Set problem: Print verbatim the opening line of the material and every subsequent line through the one containing "1.1, 1.05, 1.05, 1.05, 1.0, 1.0, 1.0];".

::: Material to process

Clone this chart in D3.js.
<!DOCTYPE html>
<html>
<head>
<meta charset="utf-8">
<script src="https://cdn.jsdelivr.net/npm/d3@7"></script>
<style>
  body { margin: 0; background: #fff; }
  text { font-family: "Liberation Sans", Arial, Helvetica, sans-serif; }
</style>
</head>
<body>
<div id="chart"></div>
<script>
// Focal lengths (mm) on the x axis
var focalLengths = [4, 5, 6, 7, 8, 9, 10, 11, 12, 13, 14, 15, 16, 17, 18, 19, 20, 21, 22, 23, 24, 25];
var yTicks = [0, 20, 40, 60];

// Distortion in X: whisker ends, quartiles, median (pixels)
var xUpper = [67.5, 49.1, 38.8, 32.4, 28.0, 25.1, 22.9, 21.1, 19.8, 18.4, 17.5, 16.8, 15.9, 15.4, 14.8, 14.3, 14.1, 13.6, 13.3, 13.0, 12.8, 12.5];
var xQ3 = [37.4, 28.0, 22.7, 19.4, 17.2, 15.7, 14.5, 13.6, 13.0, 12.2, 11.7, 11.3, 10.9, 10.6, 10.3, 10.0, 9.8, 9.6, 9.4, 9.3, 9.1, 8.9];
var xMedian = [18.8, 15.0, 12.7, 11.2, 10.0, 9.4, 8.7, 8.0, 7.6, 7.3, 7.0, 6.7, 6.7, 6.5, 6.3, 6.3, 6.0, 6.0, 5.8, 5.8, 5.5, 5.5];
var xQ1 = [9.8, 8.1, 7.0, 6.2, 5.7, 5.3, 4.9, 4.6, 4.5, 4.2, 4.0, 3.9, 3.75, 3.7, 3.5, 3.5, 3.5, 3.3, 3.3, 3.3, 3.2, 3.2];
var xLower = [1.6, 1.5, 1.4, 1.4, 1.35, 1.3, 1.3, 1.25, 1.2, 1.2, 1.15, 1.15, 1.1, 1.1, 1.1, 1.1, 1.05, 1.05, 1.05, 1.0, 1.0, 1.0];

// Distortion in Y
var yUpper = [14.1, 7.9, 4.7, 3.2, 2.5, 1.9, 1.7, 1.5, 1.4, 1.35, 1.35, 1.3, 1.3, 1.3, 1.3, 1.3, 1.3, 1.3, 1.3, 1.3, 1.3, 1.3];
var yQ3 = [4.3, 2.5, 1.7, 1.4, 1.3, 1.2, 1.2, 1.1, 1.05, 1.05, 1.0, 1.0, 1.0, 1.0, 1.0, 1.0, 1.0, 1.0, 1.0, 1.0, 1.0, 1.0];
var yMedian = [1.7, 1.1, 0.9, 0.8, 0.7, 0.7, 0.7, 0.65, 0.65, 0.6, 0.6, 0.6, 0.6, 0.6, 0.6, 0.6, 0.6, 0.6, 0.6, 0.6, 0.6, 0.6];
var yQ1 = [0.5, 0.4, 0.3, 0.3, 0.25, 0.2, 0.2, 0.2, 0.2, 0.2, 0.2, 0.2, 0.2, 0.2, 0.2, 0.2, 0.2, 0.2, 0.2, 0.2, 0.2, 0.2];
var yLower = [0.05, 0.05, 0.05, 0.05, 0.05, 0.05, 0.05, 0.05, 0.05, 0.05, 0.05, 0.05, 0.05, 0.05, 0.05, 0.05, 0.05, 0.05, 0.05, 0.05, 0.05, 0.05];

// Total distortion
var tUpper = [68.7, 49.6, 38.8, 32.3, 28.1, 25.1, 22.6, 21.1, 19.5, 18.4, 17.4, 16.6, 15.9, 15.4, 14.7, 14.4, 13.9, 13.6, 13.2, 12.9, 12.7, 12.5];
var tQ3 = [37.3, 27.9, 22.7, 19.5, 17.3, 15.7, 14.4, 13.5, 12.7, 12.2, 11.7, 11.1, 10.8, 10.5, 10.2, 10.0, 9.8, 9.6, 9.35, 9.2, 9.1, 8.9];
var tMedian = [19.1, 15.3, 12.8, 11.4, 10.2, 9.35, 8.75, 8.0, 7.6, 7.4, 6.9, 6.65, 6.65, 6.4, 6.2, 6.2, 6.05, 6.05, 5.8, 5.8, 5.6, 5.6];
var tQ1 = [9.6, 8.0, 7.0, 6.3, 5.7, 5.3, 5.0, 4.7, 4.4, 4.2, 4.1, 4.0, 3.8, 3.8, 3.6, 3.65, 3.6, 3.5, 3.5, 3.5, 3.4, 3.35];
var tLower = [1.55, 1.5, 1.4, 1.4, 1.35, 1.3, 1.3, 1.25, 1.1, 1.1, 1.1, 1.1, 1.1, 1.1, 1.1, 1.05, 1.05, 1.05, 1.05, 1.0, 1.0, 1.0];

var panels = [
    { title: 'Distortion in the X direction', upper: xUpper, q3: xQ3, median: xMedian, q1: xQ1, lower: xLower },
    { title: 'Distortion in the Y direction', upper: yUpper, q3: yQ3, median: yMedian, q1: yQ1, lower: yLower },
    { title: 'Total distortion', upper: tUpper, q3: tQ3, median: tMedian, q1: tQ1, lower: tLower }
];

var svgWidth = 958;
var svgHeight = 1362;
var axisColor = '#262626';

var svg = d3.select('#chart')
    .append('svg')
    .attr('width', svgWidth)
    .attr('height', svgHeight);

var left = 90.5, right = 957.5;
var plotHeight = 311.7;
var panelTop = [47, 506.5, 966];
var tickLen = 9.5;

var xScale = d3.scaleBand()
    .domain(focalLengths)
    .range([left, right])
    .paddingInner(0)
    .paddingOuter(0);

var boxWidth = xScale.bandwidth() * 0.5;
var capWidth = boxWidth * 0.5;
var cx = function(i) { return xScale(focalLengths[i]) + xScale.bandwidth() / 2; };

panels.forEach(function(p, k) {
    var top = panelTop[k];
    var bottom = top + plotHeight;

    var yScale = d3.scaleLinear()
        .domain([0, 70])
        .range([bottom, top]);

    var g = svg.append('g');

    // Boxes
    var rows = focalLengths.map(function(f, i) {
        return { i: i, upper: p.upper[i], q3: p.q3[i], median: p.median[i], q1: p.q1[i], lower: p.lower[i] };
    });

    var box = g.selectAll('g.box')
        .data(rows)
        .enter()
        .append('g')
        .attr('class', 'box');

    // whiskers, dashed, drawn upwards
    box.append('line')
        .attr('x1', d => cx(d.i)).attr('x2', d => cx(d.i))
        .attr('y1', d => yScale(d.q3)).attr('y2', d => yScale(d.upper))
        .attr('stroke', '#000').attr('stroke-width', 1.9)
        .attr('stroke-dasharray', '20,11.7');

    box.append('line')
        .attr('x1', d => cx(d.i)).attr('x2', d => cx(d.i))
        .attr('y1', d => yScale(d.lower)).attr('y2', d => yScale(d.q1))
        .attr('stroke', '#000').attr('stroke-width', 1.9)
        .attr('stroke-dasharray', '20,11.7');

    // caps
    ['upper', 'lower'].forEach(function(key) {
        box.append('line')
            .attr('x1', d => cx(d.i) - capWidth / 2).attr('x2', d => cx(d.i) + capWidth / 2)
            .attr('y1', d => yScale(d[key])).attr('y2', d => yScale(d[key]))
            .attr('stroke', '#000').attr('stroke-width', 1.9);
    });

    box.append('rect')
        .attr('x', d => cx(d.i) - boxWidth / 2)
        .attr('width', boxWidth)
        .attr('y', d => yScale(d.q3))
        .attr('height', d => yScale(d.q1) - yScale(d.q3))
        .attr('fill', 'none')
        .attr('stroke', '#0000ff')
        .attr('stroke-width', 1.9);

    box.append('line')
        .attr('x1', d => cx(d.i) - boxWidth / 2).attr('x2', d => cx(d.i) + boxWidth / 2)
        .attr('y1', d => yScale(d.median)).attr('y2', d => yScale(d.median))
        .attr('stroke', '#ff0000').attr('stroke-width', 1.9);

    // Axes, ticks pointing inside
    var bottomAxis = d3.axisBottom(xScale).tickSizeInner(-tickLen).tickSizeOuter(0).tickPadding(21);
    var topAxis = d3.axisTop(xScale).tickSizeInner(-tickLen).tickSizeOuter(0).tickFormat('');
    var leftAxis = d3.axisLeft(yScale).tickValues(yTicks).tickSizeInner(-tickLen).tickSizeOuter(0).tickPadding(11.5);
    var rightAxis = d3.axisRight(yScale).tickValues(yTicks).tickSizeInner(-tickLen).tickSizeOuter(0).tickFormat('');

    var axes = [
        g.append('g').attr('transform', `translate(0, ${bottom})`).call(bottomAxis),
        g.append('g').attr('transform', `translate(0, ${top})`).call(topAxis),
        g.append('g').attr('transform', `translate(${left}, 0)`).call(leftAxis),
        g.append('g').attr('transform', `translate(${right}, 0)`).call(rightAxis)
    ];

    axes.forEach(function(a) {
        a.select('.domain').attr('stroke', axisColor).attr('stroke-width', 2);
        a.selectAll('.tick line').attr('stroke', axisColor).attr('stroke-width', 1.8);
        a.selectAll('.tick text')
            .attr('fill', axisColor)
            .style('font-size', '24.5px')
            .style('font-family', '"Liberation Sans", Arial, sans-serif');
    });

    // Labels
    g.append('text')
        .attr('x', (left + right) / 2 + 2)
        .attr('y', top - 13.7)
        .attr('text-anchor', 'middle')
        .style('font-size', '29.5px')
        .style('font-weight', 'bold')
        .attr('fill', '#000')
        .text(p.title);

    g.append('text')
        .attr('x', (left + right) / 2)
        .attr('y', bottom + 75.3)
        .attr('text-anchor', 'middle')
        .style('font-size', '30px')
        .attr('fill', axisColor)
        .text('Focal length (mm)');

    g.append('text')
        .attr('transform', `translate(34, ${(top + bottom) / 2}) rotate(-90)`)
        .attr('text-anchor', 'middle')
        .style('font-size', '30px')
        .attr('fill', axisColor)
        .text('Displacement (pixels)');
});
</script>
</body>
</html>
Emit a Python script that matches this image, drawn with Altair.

::::::

Task output:
Clone this chart in D3.js.
<!DOCTYPE html>
<html>
<head>
<meta charset="utf-8">
<script src="https://cdn.jsdelivr.net/npm/d3@7"></script>
<style>
  body { margin: 0; background: #fff; }
  text { font-family: "Liberation Sans", Arial, Helvetica, sans-serif; }
</style>
</head>
<body>
<div id="chart"></div>
<script>
// Focal lengths (mm) on the x axis
var focalLengths = [4, 5, 6, 7, 8, 9, 10, 11, 12, 13, 14, 15, 16, 17, 18, 19, 20, 21, 22, 23, 24, 25];
var yTicks = [0, 20, 40, 60];

// Distortion in X: whisker ends, quartiles, median (pixels)
var xUpper = [67.5, 49.1, 38.8, 32.4, 28.0, 25.1, 22.9, 21.1, 19.8, 18.4, 17.5, 16.8, 15.9, 15.4, 14.8, 14.3, 14.1, 13.6, 13.3, 13.0, 12.8, 12.5];
var xQ3 = [37.4, 28.0, 22.7, 19.4, 17.2, 15.7, 14.5, 13.6, 13.0, 12.2, 11.7, 11.3, 10.9, 10.6, 10.3, 10.0, 9.8, 9.6, 9.4, 9.3, 9.1, 8.9];
var xMedian = [18.8, 15.0, 12.7, 11.2, 10.0, 9.4, 8.7, 8.0, 7.6, 7.3, 7.0, 6.7, 6.7, 6.5, 6.3, 6.3, 6.0, 6.0, 5.8, 5.8, 5.5, 5.5];
var xQ1 = [9.8, 8.1, 7.0, 6.2, 5.7, 5.3, 4.9, 4.6, 4.5, 4.2, 4.0, 3.9, 3.75, 3.7, 3.5, 3.5, 3.5, 3.3, 3.3, 3.3, 3.2, 3.2];
var xLower = [1.6, 1.5, 1.4, 1.4, 1.35, 1.3, 1.3, 1.25, 1.2, 1.2, 1.15, 1.15, 1.1, 1.1, 1.1, 1.1, 1.05, 1.05, 1.05, 1.0, 1.0, 1.0];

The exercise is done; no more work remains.